2. Vampire Weekend, “Harmony Hall”
Father of the Bride, Vampire Weekend’s double-disc followup to 2013’s Modern Vampires of the City, may not have been as consistently great as its predecessor, but its best tracks (like aforementioned psychedelic wigout curveball “Sunflower”) were right up there with VW’s best. On first listen, “Harmony Hall” may sound like just another good song that follows the Modern Vampires blueprint … but Ezra Koenig, man. The guy who hit an astounding songwriting peak with the likes of “Step” and “Unbelievers” did it again here. There’s no ranking forthcoming from me of the best pre-choruses of 2019 (because, who would do that?).
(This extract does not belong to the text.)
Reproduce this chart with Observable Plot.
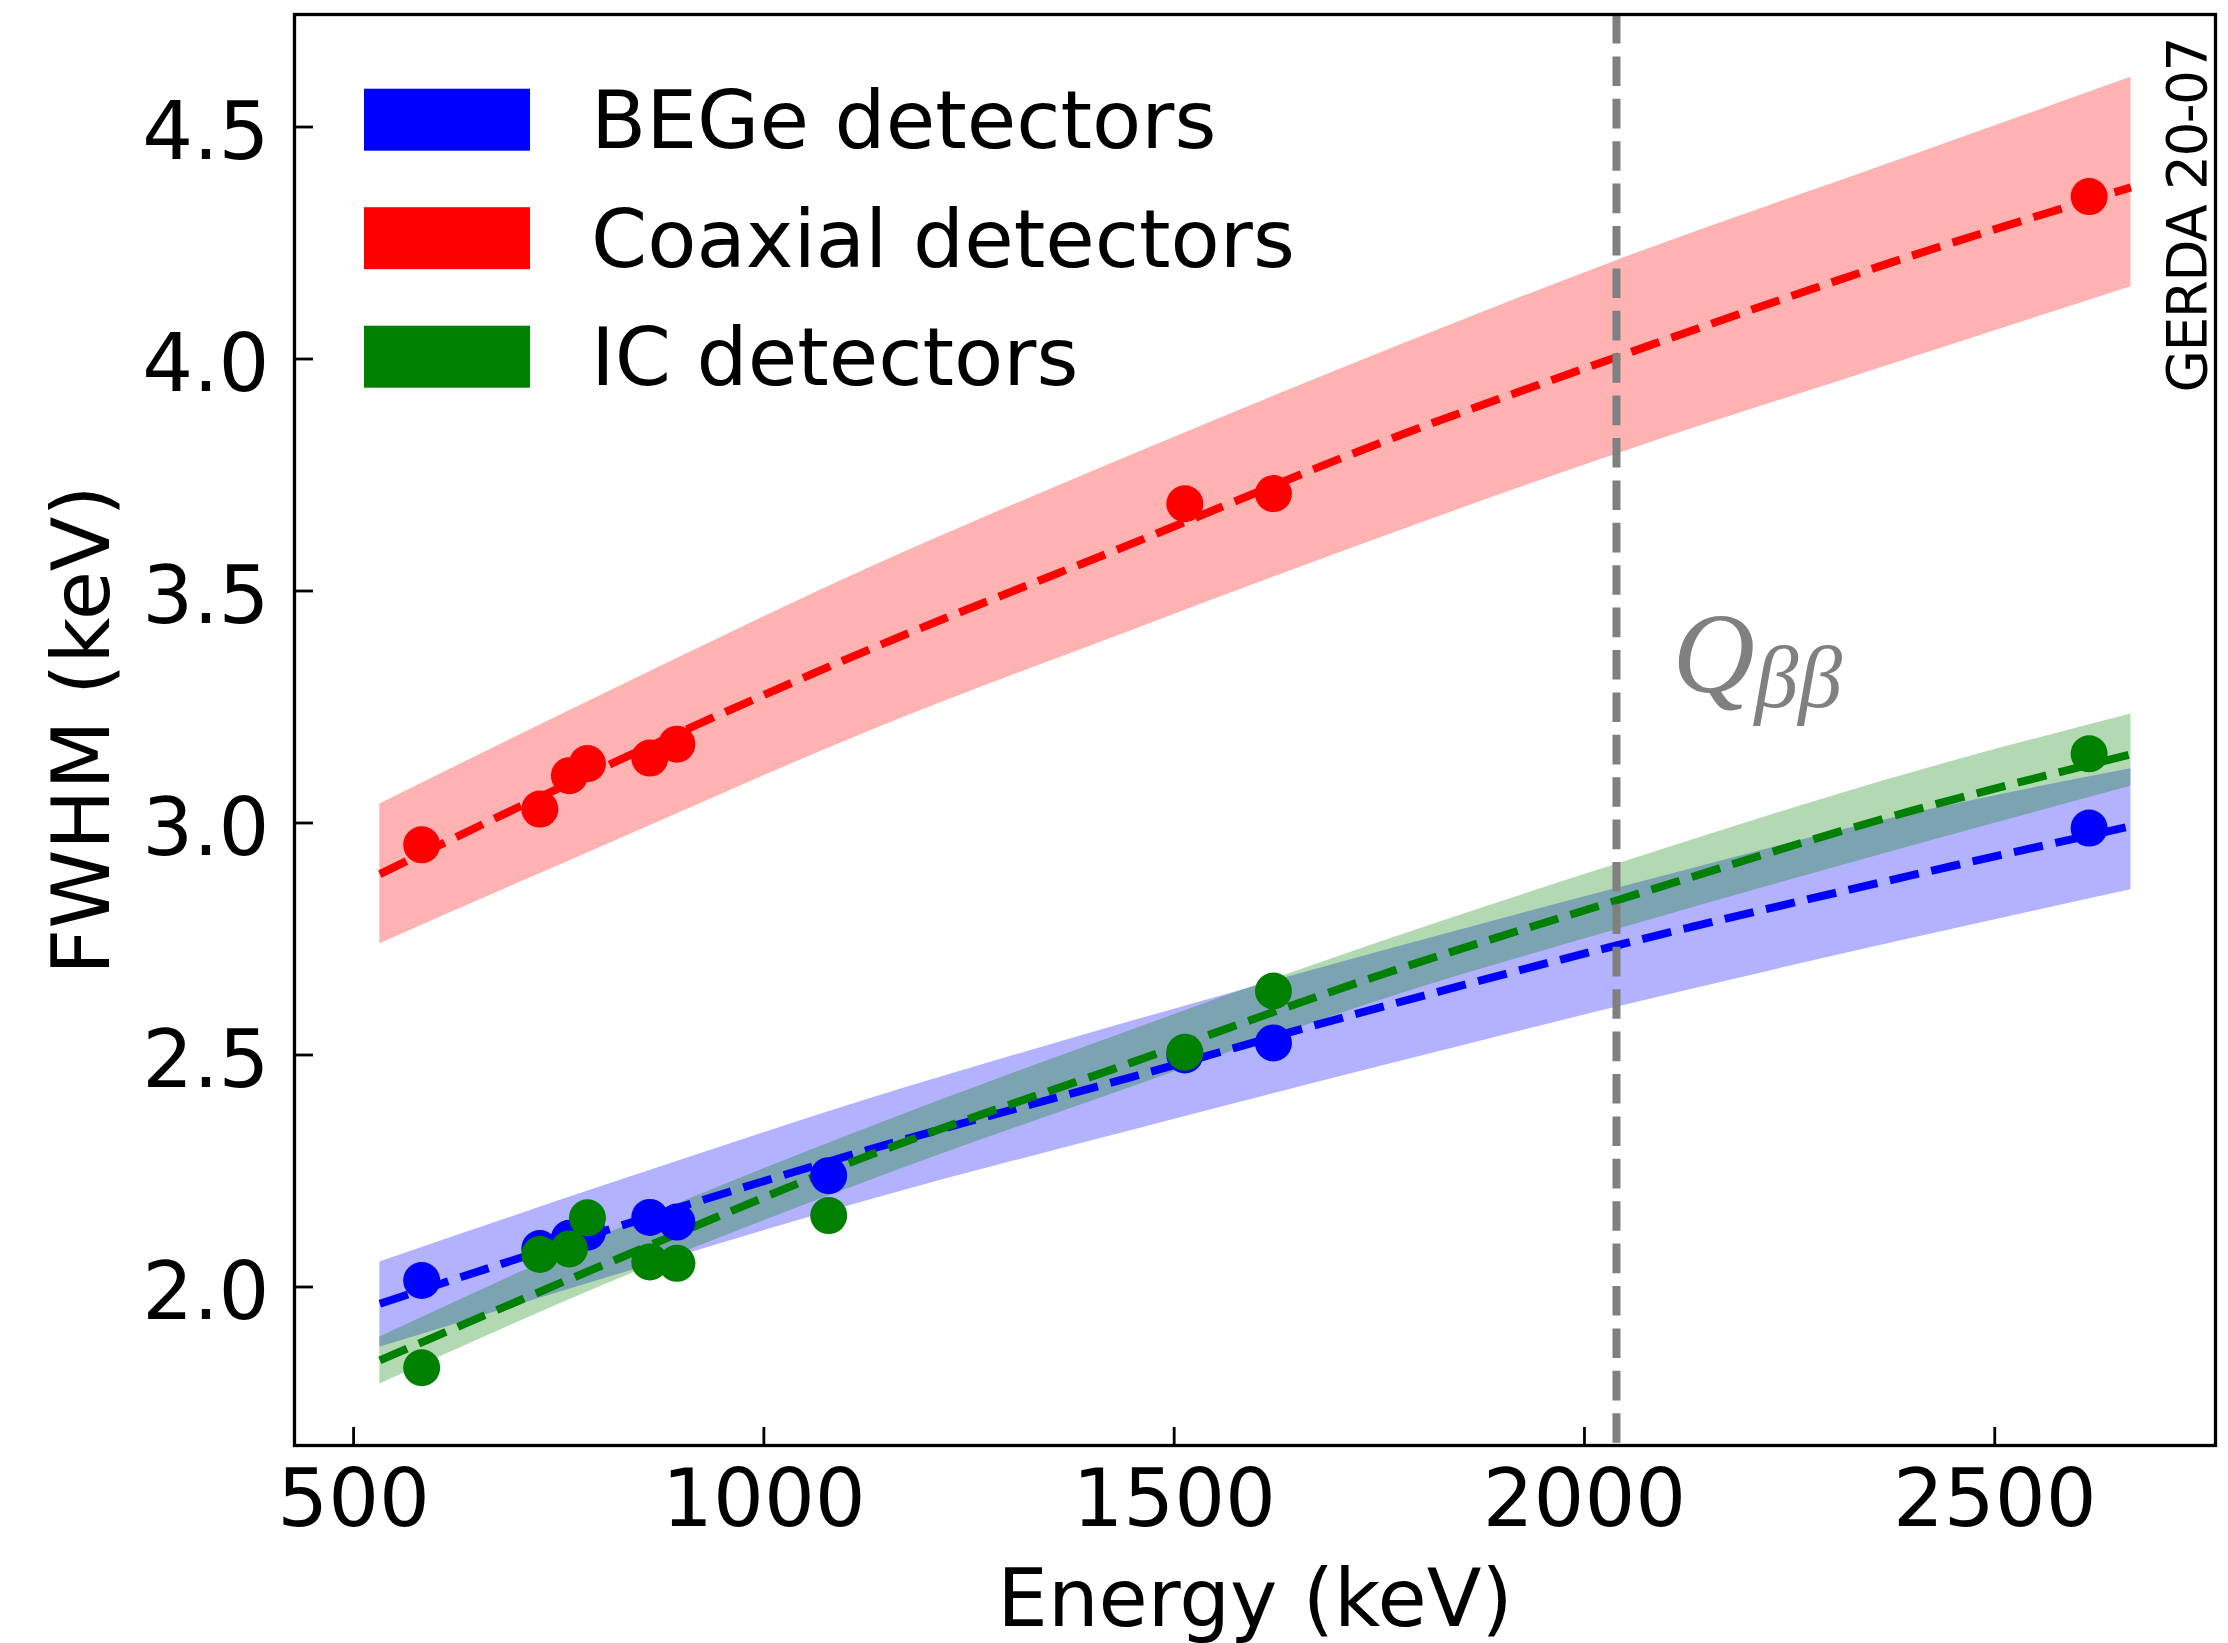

But if I had to, Koenig and “Harmony Hall” probably earn it for this: “Anger wants a voice, voices wanna sing/Singers harmonize ’til they can’t hear anything/I thought that I was free from all that questionin’/But every time a problem ends, another one begins.” Other sections have a Dylan-ish echo to them. “Harmony Hall” is polished and perfect.

1. Big Thief, “Not”
Six minutes of Adrianne Lenker telling us everything it’s “not,” and we never find out what it is. This exhaustive compilation of negativity is the best track of the year? Affirmative. Lenker’s moody low-key wail is alt-folk at its most hypnotic. Whether this elimination diet of people, places and things (“It’s not the room/Not beginning/Not the crowd/Not winning/Not the planet/Not spinning”) is Lenker having an epiphany or desperately grasping for one, it’s hard to say. What I can say is that Big Thief, and Lenker in particular, are something special, and “Not” is the most special thing they’ve done so far — even without any answers. To borrow a phrase from the old Kanye, everything it’s “not” makes it everything it is.